70'li yıllarda, amerika da pink floyd gençliği ve halisünojen uyuşturucu modası vardı. bu modaya takılan genç insanlar, ''savaşa hayır'' mantığı ile yaşadılar. eğlendiler, eğlendirdiler ve bazıları vefat etti. bazıları da halen yaşamakta.
bir de 70'li yıllarda türkiye ve türk gençliği vardı. bazı hem şarkıcı, hem oyuncular kişiler tarafından aşk konulu filmler çekildi. sürekli bir erkek bir kıza aşık oluyor, sonra o kız onu terkediyor ve erkek zırlamaya başlıyor.

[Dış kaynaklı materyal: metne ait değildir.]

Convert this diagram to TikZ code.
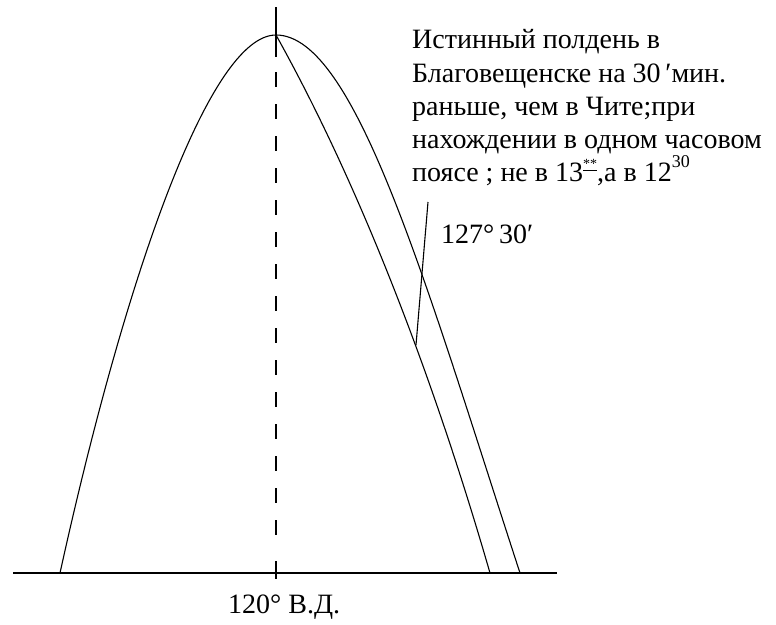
\documentclass[tikz,border=0pt]{standalone}
\usepackage{fontspec}
\setmainfont{Liberation Serif}
\begin{document}
\begin{tikzpicture}[x=1pt,y=-1pt,
  curve/.style={line width=1.1pt},
  axisline/.style={line width=1.4pt},
  lbl/.style={inner sep=0pt,anchor=base west,font=\fontsize{28}{32}\selectfont}]
\useasboundingbox (0,0) rectangle (776,624);
% axis
\coordinate (axL) at (13,573);
\coordinate (axR) at (557,573);
\draw[axisline] (axL) -- (axR);
% meridian 120
\coordinate (apex) at (276,35);
\coordinate (mTop) at (276,7);
\coordinate (mTopEnd) at (276,57);
\coordinate (mDashA) at (276,72);
\coordinate (mDashB) at (276,545);
\coordinate (mBot) at (276,561);
\coordinate (mBotEnd) at (276,579);
\draw[line width=1.1pt] (mTop) -- (mTopEnd);
\draw[line width=1.1pt, dash pattern=on 15pt off 17pt] (mDashA) -- (mDashB);
\draw[line width=1.3pt] (mBot) -- (mBotEnd);
% big curve
\coordinate (footL) at (60,573);
\coordinate (footR) at (520,573);
\draw[curve] (footL) .. controls (124.5,280) and (209,35) .. (apex)
  .. controls (356,35) and (427,288) .. (footR);
% inner curve
\coordinate (footI) at (490,573);
\draw[curve] (apex) .. controls (368,200) and (440,400) .. (footI);
% 127 30 meridian
\coordinate (tA) at (428,202);
\coordinate (tB) at (416,345);
\draw[line width=1.1pt] (tA) -- (tB);
% labels
\node[lbl] (l127) at (441,243) {127°\,30′};
\node[lbl] (l120) at (228,613) {120° В.Д.};
\node[lbl] (t1) at (412,48) {Истинный полдень в};
\node[lbl] (t2) at (412,82) {Благовещенске на 30\,′мин.};
\node[lbl] (t3) at (412,115) {раньше, чем в Чите;при};
\node[lbl] (t4) at (412,148) {нахождении в одном часовом};
\node[lbl] (t5) at (412,181) {поясе ; не в 13\raisebox{0.45em}{\fontsize{14}{15}\selectfont\underline{**}},а в 12\raisebox{0.5em}{\fontsize{18}{20}\selectfont 30}};
\end{tikzpicture}
\end{document}
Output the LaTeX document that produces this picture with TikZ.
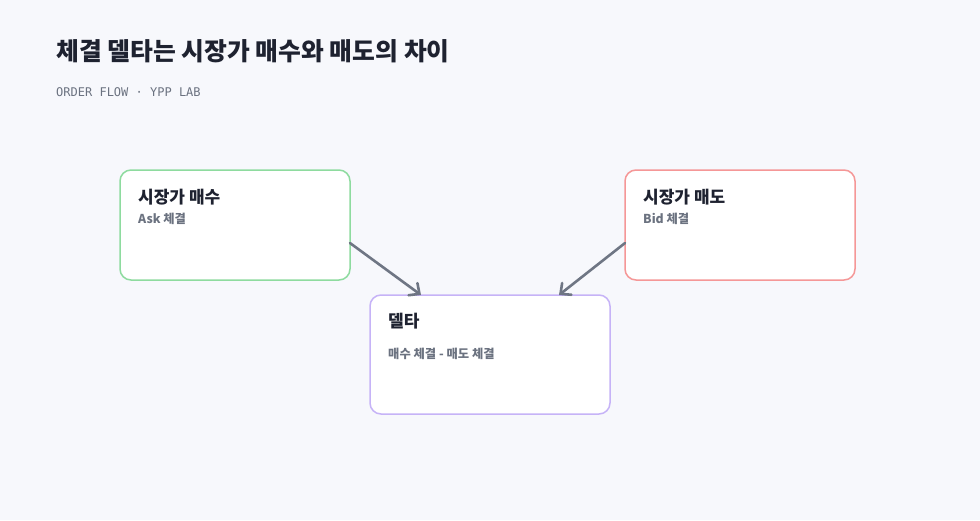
\documentclass[tikz,border=0pt]{standalone}
\usepackage{fontspec}
\setmainfont{Noto Sans CJK KR}
\newfontfamily\krfont{Noto Sans CJK KR}
\newfontfamily\monofont{DejaVu Sans Mono}
\usetikzlibrary{arrows.meta,calc}
\definecolor{bgcol}{HTML}{F7F8FC}
\definecolor{titlecol}{HTML}{1E2230}
\definecolor{subcol}{HTML}{6B7280}
\definecolor{arrowcol}{HTML}{6F7684}
\definecolor{greencol}{HTML}{8EDB9F}
\definecolor{redcol}{HTML}{F59797}
\definecolor{purplecol}{HTML}{C6B3F7}
\tikzset{
  card/.style={draw, fill=white, line width=1.5pt, rounded corners=11pt, anchor=north west, inner sep=0pt, outer sep=0pt},
  cardtitle/.style={anchor=west, inner sep=0pt, text=titlecol, font=\krfont\bfseries\fontsize{17}{19}\selectfont},
  cardsub/.style={anchor=west, inner sep=0pt, text=subcol, font=\krfont\bfseries\fontsize{12.3}{14}\selectfont},
  flow/.style={draw=arrowcol, line width=2.6pt, line cap=round, -{Straight Barb[length=8pt,width=15pt,line cap=round]}},
}
\begin{document}
\begin{tikzpicture}[x=1pt,y=-1pt]
\fill[bgcol] (0,0) rectangle (980,520);
\useasboundingbox (0,0) rectangle (980,520);

\node[anchor=west, inner sep=0pt, text=titlecol, font=\krfont\bfseries\fontsize{24.8}{27}\selectfont] (title) at (56,51.5) {체결 델타는 시장가 매수와 매도의 차이};
\node[anchor=west, inner sep=0pt, text=subcol, font=\monofont\fontsize{12}{14}\selectfont] (subtitle) at (56,92.5) {ORDER FLOW · YPP LAB};

\node[card, draw=greencol, minimum width=230pt, minimum height=110pt] (buy) at (120,170) {};
\node[card, draw=redcol, minimum width=230pt, minimum height=110pt] (sell) at (625,170) {};
\node[card, draw=purplecol, minimum width=240pt, minimum height=119pt] (delta) at (370,295) {};

\node[cardtitle] (buyt) at ($(buy.north west)+(18,27.5)$) {시장가 매수};
\node[cardsub] (buys) at ($(buy.north west)+(18,49)$) {Ask 체결};
\node[cardtitle] (sellt) at ($(sell.north west)+(18,27.5)$) {시장가 매도};
\node[cardsub] (sells) at ($(sell.north west)+(18,49)$) {Bid 체결};
\node[cardtitle] (deltat) at ($(delta.north west)+(18,26.5)$) {델타};
\node[cardsub] (deltas) at ($(delta.north west)+(18,59)$) {매수 체결 - 매도 체결};

\draw[flow] ($(buy.north east)!0.664!(buy.south east)$) -- ($(delta.north west)!0.2125!(delta.north east)$);
\draw[flow] ($(sell.north west)!0.664!(sell.south west)$) -- ($(delta.north west)!0.7875!(delta.north east)$);
\end{tikzpicture}
\end{document}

şimdi bir bakın 70'li yıllarda amerikan gençliği nasıl yaşıyormuş, türk gençliği nasıl yaşıyormuş ?
70'li yıllardan bu yana, hep bu aşk konulu filmler yüzünden, türk gencinin beyni yıkandı. kerem ile aslı, bilmem ne ile bilmem ne gibi bir kıza, bir erkeğe aşık olunup, sonra da zırlanıp durdu.
günümüz de,malesef ki halen bu insan modelleri yaşamaktadır. ''sevgilim beni terketti ööö'' diye zırlar, milletin kafasını şeyederler. bir atasözü vardır ''yiyemeyeceğin şeyin altına yatmayacaksın'' diye. saçma sapan türk filmleri sana bu örneği verirken, sen halen bile bile lades dersen, o zaman ağlamayacaksın. milletin beynini de ''eski sevgilim şöyleydi, böyleydi'' zırvalarıyla me$gul etmeyeceksin.
bilgisayar başında kendi kendine içip, başkasına birşey belli etmemesi, arkadaşlarının kafalarını s.kmemesi gereken kişidir. sonunda karşılıklı içtiği bilgisayara aşık olması işten bile değildir. programlamacılar, geek ve üstadlar böyle aşık olmuşlardır bilgisayara.
bu fikir mantıklı geldiyse ve sevgiliye sarılıp uyumanın hazzı hiç bir şeyde yok derse tavsiyem laptop a sarılıp uyumanız. böylelikle sevgilim beni terk etti diye zırlayan insan olmazsınız. en fazla üzüleceğiniz "sevgilim gece yataktan düşmüş" olabilir.